Your goal = Output the lines below exactly, please, from the first line until the line with "import matplotlib.transforms as mtransforms", counting both.

Recorded data =
───

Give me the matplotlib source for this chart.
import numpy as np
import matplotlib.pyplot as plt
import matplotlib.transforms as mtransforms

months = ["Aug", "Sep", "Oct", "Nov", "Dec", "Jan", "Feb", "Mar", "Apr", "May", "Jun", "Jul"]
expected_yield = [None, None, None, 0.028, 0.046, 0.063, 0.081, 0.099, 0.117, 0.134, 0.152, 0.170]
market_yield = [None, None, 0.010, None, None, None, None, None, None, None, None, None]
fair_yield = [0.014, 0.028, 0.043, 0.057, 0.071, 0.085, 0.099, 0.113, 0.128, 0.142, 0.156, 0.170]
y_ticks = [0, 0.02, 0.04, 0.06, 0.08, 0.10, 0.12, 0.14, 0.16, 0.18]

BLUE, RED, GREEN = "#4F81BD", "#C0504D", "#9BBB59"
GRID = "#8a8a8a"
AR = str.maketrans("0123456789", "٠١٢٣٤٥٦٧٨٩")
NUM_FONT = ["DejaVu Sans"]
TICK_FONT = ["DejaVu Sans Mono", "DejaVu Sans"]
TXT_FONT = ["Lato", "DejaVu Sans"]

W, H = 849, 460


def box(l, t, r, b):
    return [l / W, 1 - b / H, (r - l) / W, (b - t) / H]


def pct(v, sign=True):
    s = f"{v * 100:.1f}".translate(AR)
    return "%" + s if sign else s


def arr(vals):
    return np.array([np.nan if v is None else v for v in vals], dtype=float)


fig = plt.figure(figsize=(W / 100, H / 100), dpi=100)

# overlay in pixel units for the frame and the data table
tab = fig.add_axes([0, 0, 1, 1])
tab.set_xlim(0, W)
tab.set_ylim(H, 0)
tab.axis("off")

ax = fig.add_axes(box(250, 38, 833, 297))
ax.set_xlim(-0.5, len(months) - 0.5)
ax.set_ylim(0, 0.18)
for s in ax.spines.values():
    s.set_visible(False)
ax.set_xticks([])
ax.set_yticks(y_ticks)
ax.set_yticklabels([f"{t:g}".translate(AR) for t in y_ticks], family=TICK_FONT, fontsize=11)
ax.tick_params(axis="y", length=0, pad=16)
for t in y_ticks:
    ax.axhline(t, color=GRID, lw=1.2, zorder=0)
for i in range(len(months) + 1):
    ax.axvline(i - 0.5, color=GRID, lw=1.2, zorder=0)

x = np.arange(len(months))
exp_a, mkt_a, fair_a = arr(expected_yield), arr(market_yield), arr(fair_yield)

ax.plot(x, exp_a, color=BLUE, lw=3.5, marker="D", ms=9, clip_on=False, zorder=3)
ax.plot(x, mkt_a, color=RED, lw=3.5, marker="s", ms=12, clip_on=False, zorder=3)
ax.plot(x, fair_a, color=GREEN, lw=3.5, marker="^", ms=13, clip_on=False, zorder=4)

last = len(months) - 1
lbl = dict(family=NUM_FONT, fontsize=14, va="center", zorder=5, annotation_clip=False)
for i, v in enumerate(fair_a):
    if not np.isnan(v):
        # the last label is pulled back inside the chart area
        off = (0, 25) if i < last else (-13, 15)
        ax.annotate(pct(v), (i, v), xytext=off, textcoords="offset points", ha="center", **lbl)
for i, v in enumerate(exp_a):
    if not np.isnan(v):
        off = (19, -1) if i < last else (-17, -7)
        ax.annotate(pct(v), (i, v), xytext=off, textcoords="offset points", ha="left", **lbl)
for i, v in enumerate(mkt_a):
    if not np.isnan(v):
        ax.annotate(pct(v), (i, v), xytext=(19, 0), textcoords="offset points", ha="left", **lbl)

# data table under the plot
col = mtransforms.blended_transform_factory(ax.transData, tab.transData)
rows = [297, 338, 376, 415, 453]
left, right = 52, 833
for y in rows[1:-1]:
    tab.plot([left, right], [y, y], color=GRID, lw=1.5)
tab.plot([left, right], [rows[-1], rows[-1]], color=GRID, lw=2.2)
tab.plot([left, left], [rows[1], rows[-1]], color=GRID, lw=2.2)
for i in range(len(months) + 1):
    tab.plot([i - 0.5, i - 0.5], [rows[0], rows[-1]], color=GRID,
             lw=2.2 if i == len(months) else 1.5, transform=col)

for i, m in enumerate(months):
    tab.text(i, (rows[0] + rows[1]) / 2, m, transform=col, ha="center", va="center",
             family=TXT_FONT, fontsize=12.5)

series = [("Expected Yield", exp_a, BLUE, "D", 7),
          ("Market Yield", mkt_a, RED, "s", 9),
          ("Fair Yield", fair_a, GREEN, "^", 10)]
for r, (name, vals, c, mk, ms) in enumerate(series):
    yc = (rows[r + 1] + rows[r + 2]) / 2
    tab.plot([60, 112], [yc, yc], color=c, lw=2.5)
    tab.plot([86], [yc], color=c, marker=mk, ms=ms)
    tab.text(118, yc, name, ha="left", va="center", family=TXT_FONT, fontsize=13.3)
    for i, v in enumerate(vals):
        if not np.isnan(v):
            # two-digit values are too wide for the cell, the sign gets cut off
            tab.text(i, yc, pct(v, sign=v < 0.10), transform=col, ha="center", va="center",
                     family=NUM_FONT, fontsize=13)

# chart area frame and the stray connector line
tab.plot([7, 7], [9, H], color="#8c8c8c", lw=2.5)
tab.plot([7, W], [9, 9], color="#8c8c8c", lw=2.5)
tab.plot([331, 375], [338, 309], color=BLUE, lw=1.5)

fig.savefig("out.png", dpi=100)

───

Final answer =
Give me the matplotlib source for this chart.
import numpy as np
import matplotlib.pyplot as plt
import matplotlib.transforms as mtransforms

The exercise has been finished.